__To do__
Copy exactly the lines of the material below that run from the one containing "Emit a Python" through the one containing "import seaborn as sns". Copy no other lines.
Start of The data
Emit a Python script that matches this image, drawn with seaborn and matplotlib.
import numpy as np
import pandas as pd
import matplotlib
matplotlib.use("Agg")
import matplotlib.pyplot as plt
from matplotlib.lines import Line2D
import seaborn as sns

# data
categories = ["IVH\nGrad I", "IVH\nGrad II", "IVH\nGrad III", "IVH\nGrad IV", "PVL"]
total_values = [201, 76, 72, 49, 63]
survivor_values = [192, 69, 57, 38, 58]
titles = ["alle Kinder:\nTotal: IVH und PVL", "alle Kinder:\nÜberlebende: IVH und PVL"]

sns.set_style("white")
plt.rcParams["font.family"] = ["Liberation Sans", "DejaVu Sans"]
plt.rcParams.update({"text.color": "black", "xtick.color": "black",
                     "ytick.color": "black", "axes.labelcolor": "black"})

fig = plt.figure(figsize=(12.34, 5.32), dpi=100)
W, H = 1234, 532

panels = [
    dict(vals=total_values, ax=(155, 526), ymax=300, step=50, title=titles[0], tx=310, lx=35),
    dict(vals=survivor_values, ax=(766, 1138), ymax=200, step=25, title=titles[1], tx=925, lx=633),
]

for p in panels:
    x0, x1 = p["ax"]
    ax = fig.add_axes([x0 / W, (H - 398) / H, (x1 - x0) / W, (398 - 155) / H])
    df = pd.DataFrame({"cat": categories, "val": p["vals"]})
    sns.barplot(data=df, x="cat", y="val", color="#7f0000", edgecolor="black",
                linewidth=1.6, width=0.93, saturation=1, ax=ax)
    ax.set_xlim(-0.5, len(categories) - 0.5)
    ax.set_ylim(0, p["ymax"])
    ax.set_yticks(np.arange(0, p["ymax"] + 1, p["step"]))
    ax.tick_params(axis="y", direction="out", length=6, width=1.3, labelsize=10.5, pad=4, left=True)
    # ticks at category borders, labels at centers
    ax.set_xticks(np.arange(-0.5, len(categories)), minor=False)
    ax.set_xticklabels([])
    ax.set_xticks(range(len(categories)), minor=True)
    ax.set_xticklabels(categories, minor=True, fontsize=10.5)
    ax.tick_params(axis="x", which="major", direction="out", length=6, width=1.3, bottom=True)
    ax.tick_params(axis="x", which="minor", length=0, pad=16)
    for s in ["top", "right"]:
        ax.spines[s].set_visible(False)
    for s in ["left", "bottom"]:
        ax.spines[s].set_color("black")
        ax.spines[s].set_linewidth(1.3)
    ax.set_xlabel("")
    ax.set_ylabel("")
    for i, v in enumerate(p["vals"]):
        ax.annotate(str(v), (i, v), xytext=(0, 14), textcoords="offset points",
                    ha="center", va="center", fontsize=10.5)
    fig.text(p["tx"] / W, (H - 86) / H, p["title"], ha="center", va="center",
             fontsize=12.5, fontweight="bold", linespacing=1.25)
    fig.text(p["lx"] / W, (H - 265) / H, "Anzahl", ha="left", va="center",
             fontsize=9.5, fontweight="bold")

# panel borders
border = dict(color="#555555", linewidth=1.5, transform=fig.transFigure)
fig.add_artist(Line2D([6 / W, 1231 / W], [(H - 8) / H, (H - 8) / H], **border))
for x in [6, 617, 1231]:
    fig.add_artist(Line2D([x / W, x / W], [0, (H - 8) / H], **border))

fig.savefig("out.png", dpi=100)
End of The data
Start of The data
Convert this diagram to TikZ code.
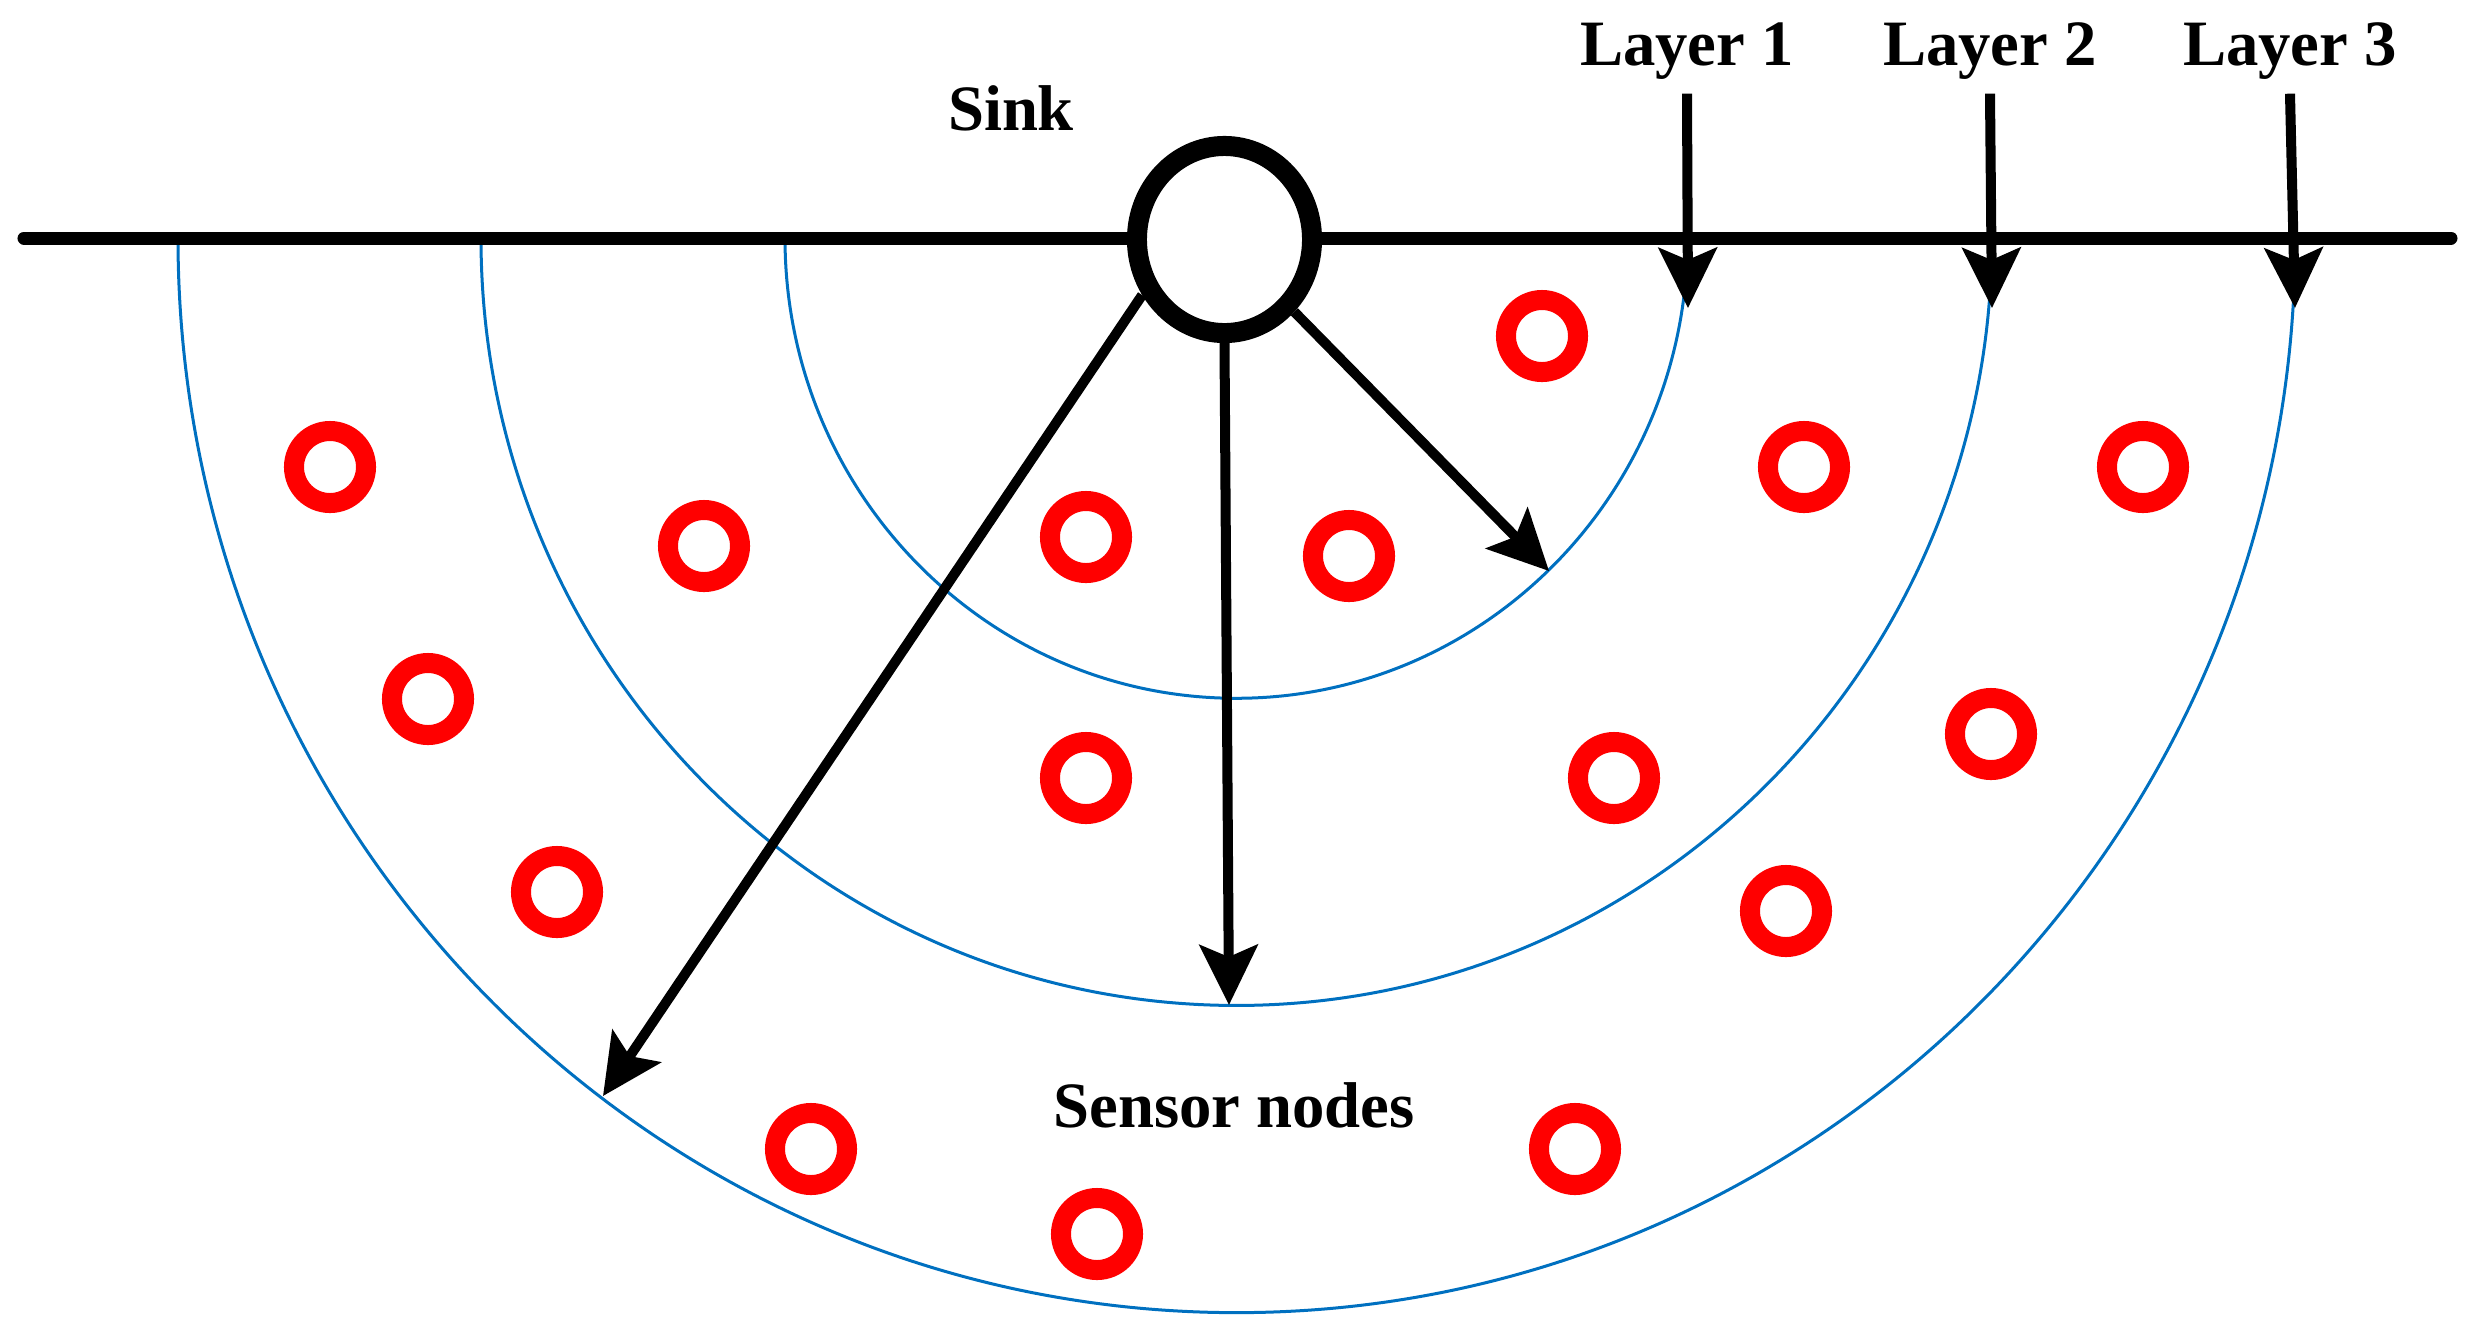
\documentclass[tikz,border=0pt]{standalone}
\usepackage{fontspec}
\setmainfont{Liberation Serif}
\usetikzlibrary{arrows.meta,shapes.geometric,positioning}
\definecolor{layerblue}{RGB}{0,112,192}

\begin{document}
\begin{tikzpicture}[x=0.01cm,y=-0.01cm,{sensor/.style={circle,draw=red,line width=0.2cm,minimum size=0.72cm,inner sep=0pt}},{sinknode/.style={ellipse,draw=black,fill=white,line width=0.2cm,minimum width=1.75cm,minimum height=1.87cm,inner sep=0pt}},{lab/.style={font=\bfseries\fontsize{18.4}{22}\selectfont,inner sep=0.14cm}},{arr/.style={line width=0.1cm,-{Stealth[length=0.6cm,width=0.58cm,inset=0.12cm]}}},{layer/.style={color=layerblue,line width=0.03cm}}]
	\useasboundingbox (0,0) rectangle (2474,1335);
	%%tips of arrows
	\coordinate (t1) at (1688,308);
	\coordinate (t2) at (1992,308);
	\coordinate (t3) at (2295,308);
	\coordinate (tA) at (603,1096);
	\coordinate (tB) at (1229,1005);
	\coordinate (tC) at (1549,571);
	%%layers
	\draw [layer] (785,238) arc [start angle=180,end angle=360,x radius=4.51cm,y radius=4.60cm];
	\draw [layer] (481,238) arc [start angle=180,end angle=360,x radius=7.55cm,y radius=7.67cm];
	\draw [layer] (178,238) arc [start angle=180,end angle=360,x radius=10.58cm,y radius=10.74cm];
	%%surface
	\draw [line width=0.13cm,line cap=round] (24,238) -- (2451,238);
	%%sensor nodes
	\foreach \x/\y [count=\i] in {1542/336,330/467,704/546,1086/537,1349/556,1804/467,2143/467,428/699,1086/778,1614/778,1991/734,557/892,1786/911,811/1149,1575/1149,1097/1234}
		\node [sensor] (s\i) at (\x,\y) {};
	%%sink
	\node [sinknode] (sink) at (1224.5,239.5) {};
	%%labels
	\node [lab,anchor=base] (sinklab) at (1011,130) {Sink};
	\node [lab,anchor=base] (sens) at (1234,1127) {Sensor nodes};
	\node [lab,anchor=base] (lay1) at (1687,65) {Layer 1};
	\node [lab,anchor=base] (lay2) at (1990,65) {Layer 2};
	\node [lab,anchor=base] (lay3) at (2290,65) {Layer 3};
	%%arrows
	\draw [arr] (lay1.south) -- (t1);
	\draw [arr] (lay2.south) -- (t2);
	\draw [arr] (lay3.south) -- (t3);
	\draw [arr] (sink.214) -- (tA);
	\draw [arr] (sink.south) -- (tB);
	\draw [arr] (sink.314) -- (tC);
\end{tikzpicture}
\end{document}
End of The data
__Final result__
Emit a Python script that matches this image, drawn with seaborn and matplotlib.
import numpy as np
import pandas as pd
import matplotlib
matplotlib.use("Agg")
import matplotlib.pyplot as plt
from matplotlib.lines import Line2D
import seaborn as sns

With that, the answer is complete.